Legal volunteers hope to ensure a fair election

ByABC News
October 31, 2008, 1:01 AM

— -- For at least one day next week, Charles Lichtman will preside over the nation's largest law firm.

Lichtman's assemblage of 5,000 volunteer lawyers, paralegals and law students will fan out across Florida with one goal in mind: to ensure a fair election for their top client, Barack Obama.

The Democratic Party's effort in Florida is the largest mobilization in the country, but there are others. Democrats in Virginia say they have nearly as many legal volunteers more on a per-capita basis. In Ohio, Pennsylvania and other key states, a record number of lawyers representing both presidential campaigns, both major political parties and voting-rights groups are ready.

John McCain's campaign also will be monitoring the polls. Spokesman Ben Porritt says Republicans have a vast operation in battleground states to help voters and to "make sure that fraudulent activity isn't occurring."

"We want this election to be decided by voters, not lawyers," Porritt says. "But we will also have efforts and people in place to ensure that that's the case."

Civil rights groups have organized about 10,000 legal volunteers to work the polls on Election Day in 25 states, the biggest such effort in history, says Jon Greenbaum of the Lawyers Committee for Civil Rights Under Law. The coalition is manning a hotline that has received more than 50,000 calls, he says. On Election Day they plan to have 32 call centers based mostly in law firms.

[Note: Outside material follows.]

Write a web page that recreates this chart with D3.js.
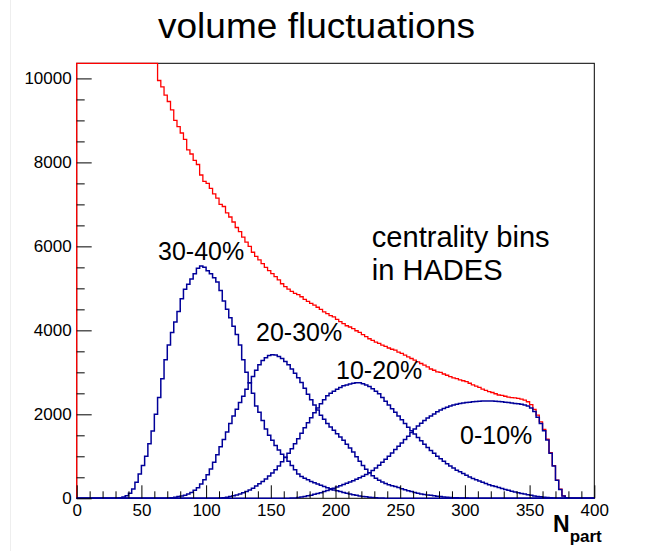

Election watchdogs from both parties say most problems will be technical, not political. Challenges, and possibly lawsuits, are likely over voter registrations gone awry, machines that malfunction, supplies that grow short and lines that grow long.

The infusion of lawyers and legal watchdogs into thousands of precincts in battleground states is an outgrowth of the 2000 presidential race in Florida, where George W. Bush's 537-vote victory over Al Gore was decided after a 36-day recount and a Supreme Court ruling. Since then, voting and litigating have gone hand in hand, and the number of court challenges to elections has more than doubled.